Lol @ serman. You're very wise, Allein :)

Evey
 
I talk the talk but that's about it.

Trying to read other peoples motivations is a tricky business, we all have to try but ultimately the human condition is singular and we can't possibly see from anothers perspective.

I got a new boss last year, couldnt stand the guy, always on my case, always being so aggressive and confrontational. The more I saw him that way the more everything he said was a problem. I met with him recently and started to understand that this was just how he was and actually he's OK and we are getting on much better now we understand each other better.

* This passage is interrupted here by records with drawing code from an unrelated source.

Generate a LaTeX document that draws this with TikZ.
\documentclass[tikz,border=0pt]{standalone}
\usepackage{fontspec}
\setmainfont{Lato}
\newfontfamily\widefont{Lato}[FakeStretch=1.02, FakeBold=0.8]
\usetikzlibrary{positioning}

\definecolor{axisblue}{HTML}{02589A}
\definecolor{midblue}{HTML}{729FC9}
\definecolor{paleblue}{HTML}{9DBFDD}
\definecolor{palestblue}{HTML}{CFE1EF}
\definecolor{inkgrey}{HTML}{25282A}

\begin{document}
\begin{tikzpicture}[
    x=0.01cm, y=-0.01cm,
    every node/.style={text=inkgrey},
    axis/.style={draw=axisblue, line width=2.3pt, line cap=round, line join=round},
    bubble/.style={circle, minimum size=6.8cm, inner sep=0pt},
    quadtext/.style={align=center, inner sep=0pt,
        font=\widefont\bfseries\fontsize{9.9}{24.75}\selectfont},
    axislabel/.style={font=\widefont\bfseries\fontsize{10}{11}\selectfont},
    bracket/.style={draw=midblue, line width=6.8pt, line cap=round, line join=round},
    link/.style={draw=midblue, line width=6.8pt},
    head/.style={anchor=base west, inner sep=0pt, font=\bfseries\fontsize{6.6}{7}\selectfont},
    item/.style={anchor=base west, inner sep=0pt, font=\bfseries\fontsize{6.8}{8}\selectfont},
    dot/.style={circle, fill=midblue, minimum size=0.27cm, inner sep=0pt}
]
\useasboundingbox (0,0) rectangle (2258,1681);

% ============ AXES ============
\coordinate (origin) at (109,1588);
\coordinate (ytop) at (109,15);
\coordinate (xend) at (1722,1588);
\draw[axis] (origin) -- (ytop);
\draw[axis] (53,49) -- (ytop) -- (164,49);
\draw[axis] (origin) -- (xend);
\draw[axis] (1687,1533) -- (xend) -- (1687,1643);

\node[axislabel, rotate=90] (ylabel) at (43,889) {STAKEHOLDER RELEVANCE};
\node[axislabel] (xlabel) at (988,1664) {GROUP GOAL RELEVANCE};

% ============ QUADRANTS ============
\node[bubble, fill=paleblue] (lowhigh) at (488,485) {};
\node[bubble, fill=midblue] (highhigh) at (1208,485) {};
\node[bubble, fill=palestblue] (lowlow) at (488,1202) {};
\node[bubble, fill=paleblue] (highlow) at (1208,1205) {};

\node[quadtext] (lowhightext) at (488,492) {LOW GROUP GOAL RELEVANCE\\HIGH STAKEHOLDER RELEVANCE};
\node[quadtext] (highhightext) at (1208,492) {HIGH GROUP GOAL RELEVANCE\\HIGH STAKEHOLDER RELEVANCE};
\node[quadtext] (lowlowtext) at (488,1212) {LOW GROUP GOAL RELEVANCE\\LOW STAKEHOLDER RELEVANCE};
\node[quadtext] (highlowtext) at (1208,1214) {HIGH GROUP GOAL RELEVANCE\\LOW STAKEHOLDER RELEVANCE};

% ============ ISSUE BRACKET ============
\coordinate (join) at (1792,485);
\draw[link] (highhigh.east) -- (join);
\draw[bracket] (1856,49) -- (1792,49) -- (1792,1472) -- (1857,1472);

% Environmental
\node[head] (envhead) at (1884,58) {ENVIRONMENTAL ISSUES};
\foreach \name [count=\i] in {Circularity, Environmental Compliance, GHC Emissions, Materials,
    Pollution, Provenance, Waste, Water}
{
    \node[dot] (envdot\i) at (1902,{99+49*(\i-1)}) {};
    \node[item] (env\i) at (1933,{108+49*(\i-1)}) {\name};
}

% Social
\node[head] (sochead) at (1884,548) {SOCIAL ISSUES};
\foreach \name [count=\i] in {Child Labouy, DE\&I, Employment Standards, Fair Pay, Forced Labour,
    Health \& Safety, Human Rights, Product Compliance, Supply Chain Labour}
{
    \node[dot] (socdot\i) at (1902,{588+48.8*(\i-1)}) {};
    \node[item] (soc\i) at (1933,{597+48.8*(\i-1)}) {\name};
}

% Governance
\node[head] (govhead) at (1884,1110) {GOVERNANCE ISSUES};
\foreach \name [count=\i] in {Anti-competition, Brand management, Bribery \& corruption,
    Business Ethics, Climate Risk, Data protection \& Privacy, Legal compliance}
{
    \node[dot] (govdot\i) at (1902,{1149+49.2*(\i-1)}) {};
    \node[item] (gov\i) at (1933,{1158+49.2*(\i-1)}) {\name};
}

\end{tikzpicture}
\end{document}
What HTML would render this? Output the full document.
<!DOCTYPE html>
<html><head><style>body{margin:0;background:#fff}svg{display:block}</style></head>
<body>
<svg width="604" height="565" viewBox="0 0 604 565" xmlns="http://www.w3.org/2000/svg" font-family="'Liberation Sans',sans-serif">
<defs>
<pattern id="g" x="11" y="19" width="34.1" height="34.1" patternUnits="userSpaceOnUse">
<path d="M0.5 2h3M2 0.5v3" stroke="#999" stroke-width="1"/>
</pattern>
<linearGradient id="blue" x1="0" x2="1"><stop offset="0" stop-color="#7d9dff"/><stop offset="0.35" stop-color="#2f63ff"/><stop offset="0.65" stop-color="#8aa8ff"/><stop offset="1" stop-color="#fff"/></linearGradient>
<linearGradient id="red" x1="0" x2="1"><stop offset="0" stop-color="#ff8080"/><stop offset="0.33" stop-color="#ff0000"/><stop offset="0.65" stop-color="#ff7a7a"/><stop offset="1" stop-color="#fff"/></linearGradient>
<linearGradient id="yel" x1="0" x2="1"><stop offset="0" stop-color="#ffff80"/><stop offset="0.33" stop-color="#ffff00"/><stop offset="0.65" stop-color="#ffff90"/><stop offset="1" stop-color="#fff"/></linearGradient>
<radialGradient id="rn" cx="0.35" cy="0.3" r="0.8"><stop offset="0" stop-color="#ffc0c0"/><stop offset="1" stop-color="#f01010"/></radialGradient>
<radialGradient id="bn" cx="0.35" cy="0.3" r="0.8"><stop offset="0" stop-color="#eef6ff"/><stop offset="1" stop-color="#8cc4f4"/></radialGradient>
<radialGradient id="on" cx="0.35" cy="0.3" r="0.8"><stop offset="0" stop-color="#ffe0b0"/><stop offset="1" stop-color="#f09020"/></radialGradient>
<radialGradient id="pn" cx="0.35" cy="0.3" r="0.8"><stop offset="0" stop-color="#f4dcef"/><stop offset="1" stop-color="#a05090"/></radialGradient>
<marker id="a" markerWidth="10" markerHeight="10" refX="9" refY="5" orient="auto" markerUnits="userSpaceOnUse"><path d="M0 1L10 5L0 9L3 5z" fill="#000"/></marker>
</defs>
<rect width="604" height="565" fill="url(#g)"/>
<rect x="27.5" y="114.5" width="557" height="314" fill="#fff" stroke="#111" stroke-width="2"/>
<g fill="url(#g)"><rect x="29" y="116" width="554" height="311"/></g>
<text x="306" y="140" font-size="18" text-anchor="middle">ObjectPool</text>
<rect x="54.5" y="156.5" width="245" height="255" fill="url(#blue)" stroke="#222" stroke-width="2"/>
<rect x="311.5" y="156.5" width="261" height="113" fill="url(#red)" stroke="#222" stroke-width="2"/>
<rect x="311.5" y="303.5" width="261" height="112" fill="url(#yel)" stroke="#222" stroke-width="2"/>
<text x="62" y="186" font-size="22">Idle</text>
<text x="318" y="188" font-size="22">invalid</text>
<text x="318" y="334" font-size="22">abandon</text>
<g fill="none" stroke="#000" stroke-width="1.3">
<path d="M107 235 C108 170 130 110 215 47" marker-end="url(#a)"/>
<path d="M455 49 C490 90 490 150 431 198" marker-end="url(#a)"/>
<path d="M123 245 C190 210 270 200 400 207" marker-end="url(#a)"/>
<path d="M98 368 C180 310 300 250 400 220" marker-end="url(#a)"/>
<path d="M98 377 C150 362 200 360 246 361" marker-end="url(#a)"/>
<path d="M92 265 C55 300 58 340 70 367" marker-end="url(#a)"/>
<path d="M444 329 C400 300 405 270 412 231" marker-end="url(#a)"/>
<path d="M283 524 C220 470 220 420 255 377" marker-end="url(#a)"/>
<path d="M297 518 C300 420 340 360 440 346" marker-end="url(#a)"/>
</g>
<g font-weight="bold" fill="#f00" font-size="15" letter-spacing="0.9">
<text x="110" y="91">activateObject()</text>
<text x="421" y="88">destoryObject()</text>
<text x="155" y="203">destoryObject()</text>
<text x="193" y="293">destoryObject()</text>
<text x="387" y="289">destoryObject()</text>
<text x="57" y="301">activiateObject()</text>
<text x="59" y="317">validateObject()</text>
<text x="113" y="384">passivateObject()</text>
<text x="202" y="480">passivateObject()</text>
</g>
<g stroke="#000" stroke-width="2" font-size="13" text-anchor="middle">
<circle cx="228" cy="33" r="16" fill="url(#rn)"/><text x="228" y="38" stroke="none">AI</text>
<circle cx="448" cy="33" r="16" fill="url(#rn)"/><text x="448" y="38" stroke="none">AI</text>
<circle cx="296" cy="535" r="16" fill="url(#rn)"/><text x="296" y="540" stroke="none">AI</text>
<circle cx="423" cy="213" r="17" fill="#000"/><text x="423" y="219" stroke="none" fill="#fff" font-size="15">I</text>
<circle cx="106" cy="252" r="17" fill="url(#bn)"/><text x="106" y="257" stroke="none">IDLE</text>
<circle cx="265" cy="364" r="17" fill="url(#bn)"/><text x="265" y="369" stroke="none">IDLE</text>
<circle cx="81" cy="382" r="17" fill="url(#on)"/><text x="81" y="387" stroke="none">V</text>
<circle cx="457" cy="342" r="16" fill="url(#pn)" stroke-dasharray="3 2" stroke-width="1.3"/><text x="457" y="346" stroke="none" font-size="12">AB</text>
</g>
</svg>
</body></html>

The notion that most people specifically set out to piss you off is both unrealistic and self fulfilling. I think that most people wouldnt want to be my friend so I form few friendships....your not alone in these feelings you just seem to vocalise them more than most, FWIW I try to keep that to a minimum until I've mulled things over and concluded I don't want much to do with them.
 
Oh yea that makes perfect sense. And in a way something similar to what Dr Wayne Dyer said in his book, The Powee of Intention. He said he'd dread going to the in-laws for Sunday dinner. But as soon as he tried to change these feelings n had a different perspective ie tried to look forward to the visits, they became more positive n he actually enjoyed their company a lot more.

Funny how our feelings,perceptions n the way we think can change a whole situation.

Shame I could not use it to fix one I'm in right now though.

Evey
 
hatred and negativity are slippery shape shifters...they're not just overt bitching they can manifest in passive aggression 'sarcasm', the 'silent treatment' eg ignoring someone, jokes angled at individuals, gossipping.. and more.

They're heavy and bring you right down in the end.

The thing is if you refuse to engage in the gossip/bitchin you can become the object of bitchin'..ostracized even. I think the best plan is to just walk away from it if you can.